Seasonal to interannual forecasts made by coupled general circulation models (CGCMs) undergo strong climate drift and initialization shock, driving the model state away from its long-term attractor. Here we explore initializing directly on a model’s own attractor, using an analog approach in which model states close to the observed initial state are drawn from a library obtained from prior uninitialized CGCM simulations. The subsequent evolution of those model-analogs yields an ensemble forecast, without additional model integration.

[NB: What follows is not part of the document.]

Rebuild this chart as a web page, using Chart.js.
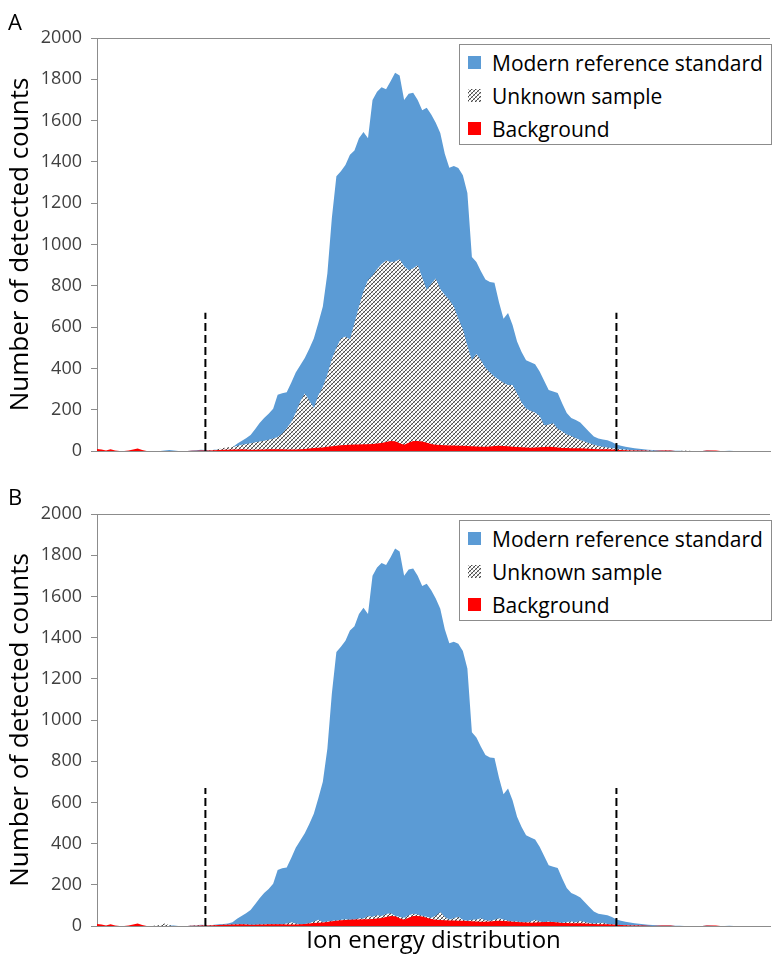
<!DOCTYPE html>
<html>
<head>
<meta charset="utf-8">
<script src="https://cdn.jsdelivr.net/npm/chart.js@4.4.1/dist/chart.umd.min.js"></script>
<style>
  body { margin: 0; background: #fff; font-family: "Open Sans", sans-serif; }
  #wrap { position: relative; width: 775px; height: 957px; overflow: hidden; }
  .panel { position: absolute; left: 0; width: 775px; }
  #panelA { top: 0; height: 478px; }
  #panelB { top: 476px; height: 481px; }
  .letter { position: absolute; left: 8px; font-size: 22px; line-height: 24px; color: #000; }
  .legend { position: absolute; left: 459px; width: 311px; height: 99px; border: 1px solid #8c8c8c; background: #fff; }
  .legend .row { position: absolute; left: 0; height: 24px; width: 100%; }
  .legend .swatch { position: absolute; left: 8px; top: 5px; width: 13px; height: 13px; }
  .legend .label { position: absolute; left: 32px; top: 0; font-size: 21px; line-height: 24px; color: #000; white-space: nowrap; }
</style>
</head>
<body>
<div id="wrap">
  <div class="panel" id="panelA"><canvas id="chartA"></canvas></div>
  <div class="panel" id="panelB"><canvas id="chartB"></canvas></div>
  <div class="letter" style="top:9px">A</div>
  <div class="letter" style="top:484px">B</div>
  <div class="legend" id="legendA" style="top:44px"></div>
  <div class="legend" id="legendB" style="top:520px"></div>
</div>
<script>
// counts per energy channel
const modernStandard = [
  0, 0, 0, 0, 0, 0, 0, 0, 0, 0, 0, 0, 0, 0, 0, 2, 5, 3, 0, 0,
  0, 2, 4, 6, 5, 4, 6, 8, 10, 12, 18, 35, 48, 62, 78, 105, 135, 160, 180, 205,
  272, 280, 284, 330, 380, 415, 450, 495, 545, 620, 700, 860, 1130, 1330, 1355, 1385, 1435, 1455, 1515, 1545,
  1515, 1700, 1740, 1762, 1752, 1790, 1832, 1818, 1700, 1730, 1735, 1700, 1650, 1662, 1630, 1590, 1540, 1440, 1372, 1380,
  1370, 1335, 1250, 940, 915, 870, 830, 818, 815, 720, 640, 668, 610, 530, 480, 440, 430, 420, 385, 340,
  295, 288, 281, 230, 184, 160, 150, 138, 115, 92, 70, 60, 56, 52, 44, 32, 26, 21, 17, 13,
  11, 8, 6, 5, 4, 3, 2, 2, 1, 1, 0, 0, 0, 0, 0, 2, 1, 0, 0, 0,
  1, 0, 0, 0, 0, 0, 0, 0, 0, 0
];
const unknownSampleA = [
  0, 0, 0, 0, 0, 0, 0, 0, 0, 0, 0, 0, 0, 0, 0, 0, 0, 0, 0, 0,
  0, 0, 0, 0, 0, 2, 5, 10, 15, 18, 20, 24, 30, 34, 38, 42, 46, 50, 55, 60,
  68, 85, 110, 140, 185, 240, 278, 245, 208, 270, 310, 370, 445, 500, 545, 555, 540, 620, 700, 775,
  828, 850, 880, 905, 922, 915, 918, 928, 895, 875, 885, 900, 840, 780, 810, 835, 785, 755, 731, 700,
  640, 590, 510, 440, 470, 440, 402, 380, 360, 345, 330, 320, 320, 280, 235, 205, 195, 186, 170, 125,
  128, 134, 108, 95, 80, 73, 62, 53, 45, 38, 30, 24, 20, 17, 15, 12, 9, 7, 5, 4,
  3, 2, 2, 1, 0, 0, 2, 0, 0, 0, 2, 1, 0, 0, 0, 0, 0, 0, 0, 0,
  0, 0, 0, 0, 0, 0, 0, 0, 0, 0
];
const unknownSampleB = [
  0, 0, 0, 0, 0, 0, 0, 0, 0, 0, 0, 0, 0, 2, 5, 12, 4, 0, 0, 0,
  0, 1, 2, 2, 3, 3, 4, 5, 6, 6, 7, 8, 9, 8, 6, 6, 7, 9, 10, 9,
  8, 9, 12, 18, 12, 9, 10, 13, 22, 30, 20, 22, 25, 27, 30, 33, 30, 32, 38, 36,
  48, 45, 52, 48, 58, 62, 50, 45, 40, 52, 60, 56, 50, 45, 40, 50, 68, 45, 32, 38,
  45, 30, 26, 30, 32, 38, 28, 26, 30, 38, 32, 25, 22, 22, 20, 18, 22, 30, 22, 20,
  22, 20, 18, 16, 20, 22, 18, 24, 20, 14, 12, 14, 16, 10, 8, 6, 5, 4, 3, 2,
  2, 0, 0, 0, 0, 0, 0, 0, 0, 0, 0, 0, 0, 0, 0, 0, 0, 0, 0, 0,
  0, 0, 0, 0, 0, 0, 0, 0, 0, 0
];
const background = [
  10, 7, 3, 8, 3, 0, 0, 2, 7, 12, 5, 0, 0, 0, 0, 0, 0, 0, 0, 0,
  0, 1, 1, 2, 2, 3, 4, 5, 6, 6, 7, 7, 8, 7, 6, 6, 7, 7, 8, 8,
  8, 8, 7, 7, 7, 8, 10, 12, 14, 16, 17, 20, 23, 26, 28, 29, 30, 31, 32, 33,
  33, 34, 36, 39, 44, 48, 47, 38, 30, 40, 49, 49, 46, 40, 34, 30, 29, 28, 27, 27,
  26, 25, 24, 23, 22, 21, 21, 22, 24, 25, 24, 23, 21, 19, 18, 17, 16, 17, 18, 19,
  20, 19, 17, 15, 14, 13, 13, 13, 12, 11, 10, 9, 9, 8, 7, 6, 5, 4, 3, 3,
  3, 2, 1, 0, 1, 2, 3, 2, 0, 0, 0, 0, 0, 0, 0, 2, 3, 2, 0, 0,
  0, 0, 0, 0, 0, 0, 0, 0, 0, 0
];
const channels = modernStandard.map((_, i) => i);
const seriesNames = ['Modern reference standard', 'Unknown sample', 'Background'];
const yTicks = [0, 200, 400, 600, 800, 1000, 1200, 1400, 1600, 1800, 2000];
const cutoffChannels = [24, 115];
const cutoffHeight = 670;

const BLUE = '#5b9bd5';
const RED = '#ff0000';

// hatch tile for the unknown sample (fine crosshatch)
function hatchTile() {
  const c = document.createElement('canvas');
  c.width = 4; c.height = 4;
  const g = c.getContext('2d');
  g.fillStyle = '#fff';
  g.fillRect(0, 0, 4, 4);
  g.fillStyle = '#b4b4b4';
  for (let i = 0; i < 4; i++) g.fillRect(i, i, 1, 1);
  g.fillStyle = '#4a4a4a';
  for (let i = 0; i < 4; i++) g.fillRect(3 - i, i, 1, 1);
  return c;
}
const tile = hatchTile();

function pts(arr) {
  return channels.map((c, i) => ({ x: c, y: arr[i] }));
}

function buildLegend(id) {
  const box = document.getElementById(id);
  const swatches = [BLUE, 'url(' + tile.toDataURL() + ')', RED];
  seriesNames.forEach((name, i) => {
    const row = document.createElement('div');
    row.className = 'row';
    row.style.top = (6 + i * 33) + 'px';
    const sw = document.createElement('div');
    sw.className = 'swatch';
    sw.style.background = swatches[i];
    const lb = document.createElement('div');
    lb.className = 'label';
    lb.textContent = name;
    row.appendChild(sw);
    row.appendChild(lb);
    box.appendChild(row);
  });
}

function makeChart(id, unknown, xTitle, xHeight) {
  const ctx = document.getElementById(id).getContext('2d');
  const hatch = ctx.createPattern(tile, 'repeat');
  const area = (label, data, color, order) => ({
    label: label,
    data: pts(data),
    backgroundColor: color,
    borderWidth: 0,
    pointRadius: 0,
    tension: 0,
    fill: 'origin',
    order: order
  });
  const cutoffs = cutoffChannels.map(c => ({
    data: [{ x: c, y: 0 }, { x: c, y: cutoffHeight }],
    borderColor: '#000',
    borderWidth: 2,
    borderDash: [8, 4],
    pointRadius: 0,
    fill: false,
    order: 0
  }));
  return new Chart(ctx, {
    type: 'line',
    data: {
      datasets: [
        area(seriesNames[2], background, RED, 1),
        area(seriesNames[1], unknown, hatch, 2),
        area(seriesNames[0], modernStandard, BLUE, 3),
        ...cutoffs
      ]
    },
    options: {
      responsive: true,
      maintainAspectRatio: false,
      animation: false,
      layout: { padding: { top: 38, right: 5, left: 0, bottom: 0 } },
      plugins: { legend: { display: false }, tooltip: { enabled: false } },
      scales: {
        x: {
          type: 'linear',
          min: 0,
          max: channels.length - 1,
          ticks: { display: false },
          grid: { display: false },
          border: { color: '#8c8c8c', width: 1 },
          title: {
            display: !!xTitle,
            text: xTitle,
            color: '#000',
            font: { family: 'Open Sans', size: 24 },
            padding: { top: 0, bottom: 1 }
          },
          afterFit: s => { s.height = xHeight; }
        },
        y: {
          min: 0,
          max: 2000,
          afterBuildTicks: s => { s.ticks = yTicks.map(v => ({ value: v })); },
          ticks: {
            color: '#404040',
            font: { family: 'Open Sans', size: 18 },
            padding: 9,
            callback: v => String(v)
          },
          grid: {
            drawOnChartArea: true,
            tickLength: 6,
            color: c => (c.tick && c.tick.value === 2000 ? '#8c8c8c' : 'rgba(0,0,0,0)'),
            tickColor: '#8c8c8c'
          },
          border: { color: '#8c8c8c', width: 1 },
          title: {
            display: true,
            text: 'Number of detected counts',
            color: '#000',
            font: { family: 'Open Sans', size: 26 },
            padding: { top: 5, bottom: 0 }
          },
          afterFit: s => { s.width = 97; }
        }
      }
    }
  });
}

buildLegend('legendA');
buildLegend('legendB');
makeChart('chartA', unknownSampleA, '', 27);
makeChart('chartB', unknownSampleB, 'Ion energy distribution', 31);
</script>
</body>
</html>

This technique is applied to four CGCMs from the multi-model ensemble used operationally by NCEP through selecting from prior long control runs those model states whose monthly SST and SSH anomalies best resemble the observations at initialization time. Hindcasts are then made for leads of 1-24 months during 1961-2015. Notably, the model-analog hindcasts of the tropical Pacific SST and precipitation at leads of 1-12 months display comparable deterministic and probabilistic skill to traditionally assimilation-initialized CGCM hindcasts when applied to the same model. Furthermore, the model-analog hindcasts also display skillful hindcasts for leads of 13-24 months (Year 2).



This study suggests that with little additional effort, sufficiently realistic and long CGCM simulations may offer skillful seasonal to interannual forecasts of global SST anomalies, even without sophisticated data assimilation or additional ensemble forecast integrations. The model-analog method could provide a baseline for forecast skill when developing future models and forecast systems. The ability of model-analogs to be cheaply initialized monthly also can be used to illustrate the importance of seasonality to Year-2 skill and suggests possible changes to forecast protocols to aid in improved Year 2 forecasts from the numerical models as well.